Glossary of surface technology

Asbestos analysis

Asbestos is a collective term for naturally occurring fibrous mineral silicate minerals whose inorganic fibres the body can still cough up after a single inhalation, or can no longer break down, depending on the type of fibre. The small fibres of about 5 μm in size and the maximum average size of 3 μm get caught in the lung tissue and are symptomatically noticeable only after many years. Among the different types of asbestos fibres, the white asbestos chrysotile is the most dangerous. It differs in its very fine structure of approx. 0.75 - 1.5 μm and thus carries the greatest risk of becoming trapped in the lungs and not being able to be coughed up.
Special plasma systems from Diener electronic can be used to examine material samples such as lung tissue for inorganic residues such as asbestos.
By drying lung or lymph node tissue from the lung region beforehand, it is possible to remove all organic materials by means of plasma treatment. What remains is inorganic foreign material such as quartz dust, asbestos or physiologically occurring salts or calcium compounds. These residues could be fed to a further analysis and examined. This has real advantages over other ashing methods, especially chemical methods of ashing.

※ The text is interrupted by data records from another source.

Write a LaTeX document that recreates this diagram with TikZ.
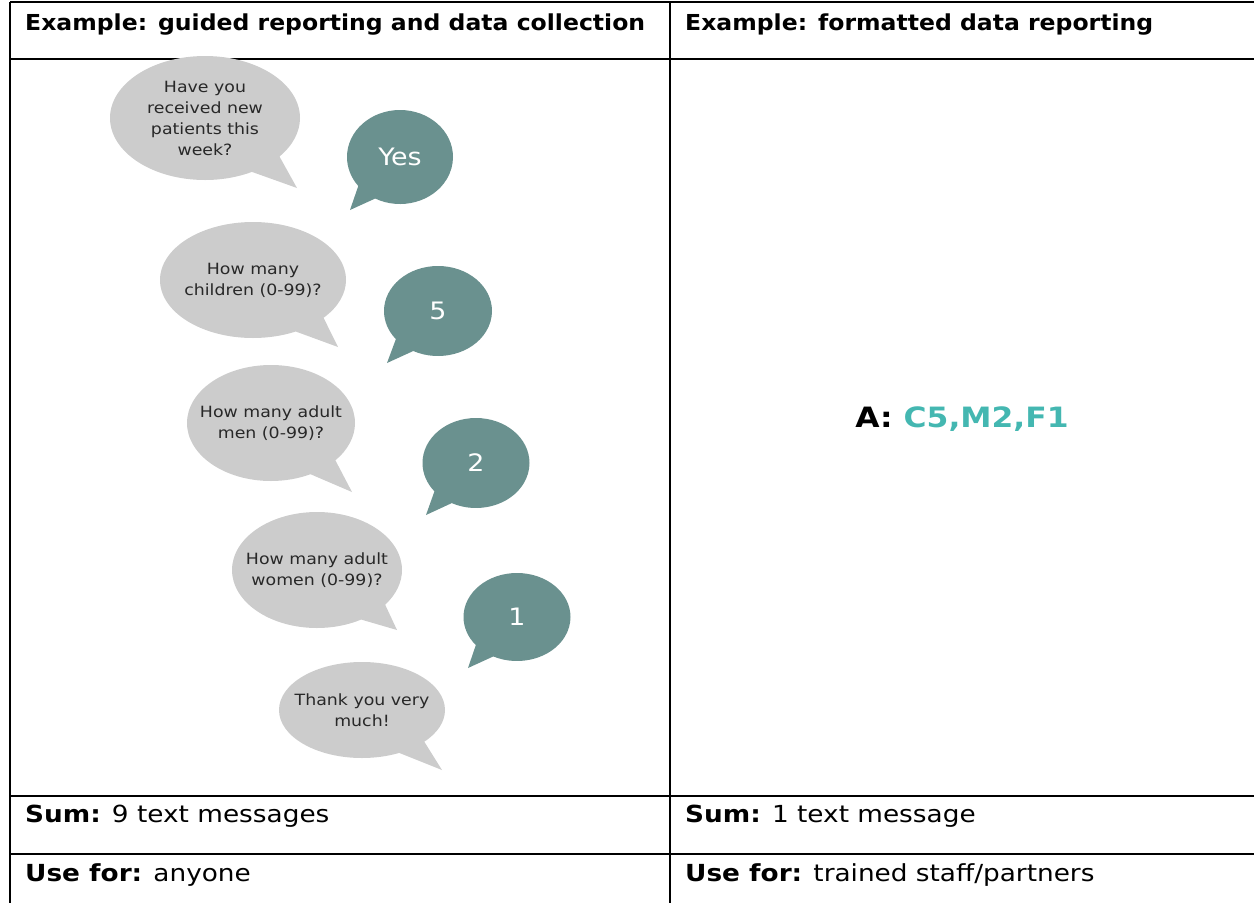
\documentclass[tikz,border=0pt]{standalone}
\usepackage{fontspec}
\setmainfont{DejaVu Sans}[FakeStretch=1.12]
\newfontfamily\headfont{DejaVu Sans}[FakeStretch=1.07]
\usetikzlibrary{shapes.callouts, positioning}
\definecolor{bubblegray}{RGB}{204,204,204}
\definecolor{bubbleteal}{RGB}{106,145,143}
\definecolor{codeteal}{RGB}{68,183,177}
\definecolor{bubbletext}{RGB}{40,40,40}
\tikzstyle{question} = [ellipse callout, fill=bubblegray, text=bubbletext, align=center, inner xsep=-55pt, inner ysep=-30pt, callout pointer arc=22, font=\fontsize{15.5}{21}\selectfont]
\tikzstyle{answer} = [ellipse callout, fill=bubbleteal, text=white, inner sep=0pt, callout pointer arc=24, font=\fontsize{24}{28}\selectfont]
\tikzstyle{cell} = [anchor=west, inner sep=0pt, font=\fontsize{23.5}{27}\selectfont]
\tikzstyle{headcell} = [anchor=west, inner sep=0pt, font=\headfont\fontsize{22}{26}\selectfont\bfseries]
\tikzstyle{rule} = [line width=2.2pt]

\begin{document}
\begin{tikzpicture}[x=1pt, y=-1pt]
    \useasboundingbox (0,0) rectangle (1254,903);
    \draw[rule] (10,2) -- (1254,2);
    \draw[rule] (10,59) -- (1254,59);
    \draw[rule] (10,796) -- (1254,796);
    \draw[rule] (10,854) -- (1254,854);
    \draw[rule] (10,2) -- (10,903);
    \draw[rule] (670,2) -- (670,903);
    \node[headcell] (head1) at (25,25) {Example: guided reporting and data collection};
    \node[headcell] (head2) at (685,25) {Example: formatted data reporting};
    \node[cell] (sum1) at (25,816) {\textbf{Sum:} 9 text messages};
    \node[cell] (sum2) at (685,816) {\textbf{Sum:} 1 text message};
    \node[cell] (use1) at (25,875) {\textbf{Use for:} anyone};
    \node[cell] (use2) at (685,875) {\textbf{Use for:} trained staff/partners};
    \node[inner sep=0pt, font=\fontsize{28}{32}\selectfont\bfseries] (code) at (962,419) {A: \textcolor{codeteal}{C5,M2,F1}};
    \node[question, minimum width=190pt, minimum height=124pt, callout absolute pointer={(297,188)}] (q1) at (205,118) {Have you\\received new\\patients this\\week?};
    \node[answer, minimum width=106pt, minimum height=94pt, callout absolute pointer={(350,210)}] (a1) at (400,157) {Yes};
    \node[question, minimum width=186pt, minimum height=116pt, callout absolute pointer={(338,347)}] (q2) at (253,280) {How many\\children (0-99)?};
    \node[answer, minimum width=108pt, minimum height=90pt, callout absolute pointer={(387,363)}] (a2) at (438,311) {5};
    \node[question, minimum width=168pt, minimum height=116pt, callout absolute pointer={(352,492)}] (q3) at (271,423) {How many adult\\men (0-99)?};
    \node[answer, minimum width=107pt, minimum height=90pt, callout absolute pointer={(426,515)}] (a3) at (476,463) {2};
    \node[question, minimum width=170pt, minimum height=116pt, callout absolute pointer={(397,630)}] (q4) at (317,570) {How many adult\\women (0-99)?};
    \node[answer, minimum width=107pt, minimum height=88pt, callout absolute pointer={(468,668)}] (a4) at (517,617) {1};
    \node[question, minimum width=166pt, minimum height=96pt, callout absolute pointer={(442,770)}] (q5) at (362,710) {Thank you very\\much!};
\end{tikzpicture}
\end{document}
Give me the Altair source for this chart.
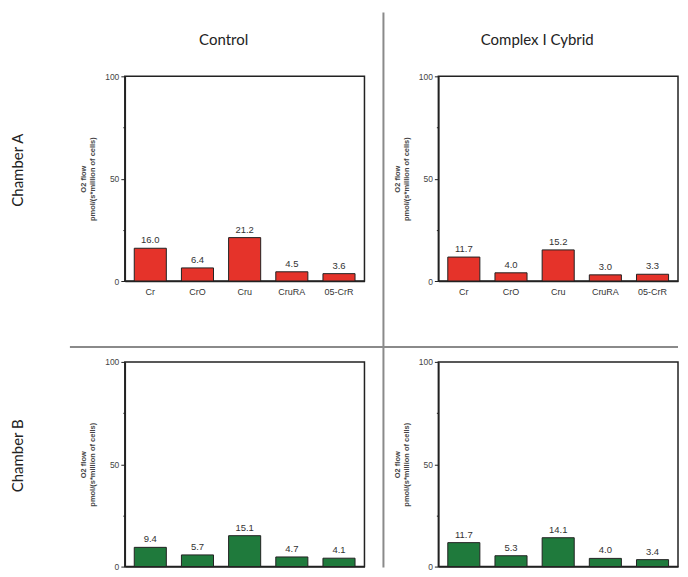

Asbestos used to be popular and well used because of its chemical resistance and ease of further processing. New protection directives have banned the use of asbestos for the most part. In some areas of industry such as electronics, it is still used, but only in a few countries. A distinction is made between strongly bonded and weakly bonded asbestos, and depending on the bond, it is of course more or less harmful to humans. If the bond is strong, as in cement, for example, the asbestos content is very low and very strongly bonded. Whereas sprayed asbestos, for example, has a much higher asbestos content and is also much more weakly bonded. This means that the asbestos can dissolve out over time, whether through weathering or external effects such as vibrations, and get into the environment. At this point it becomes harmful to humans. 
To protect against this, a room air analysis for asbestos is recommended, following the guidelines of VDI 3492. Similar to the process of ashing lung tissue samples, house dust samples can also be ashed and analysed for asbestos. Or let the room air pass through a filter for several hours, which catches the asbestos fibres and makes them visible later under a scanning electron microscope.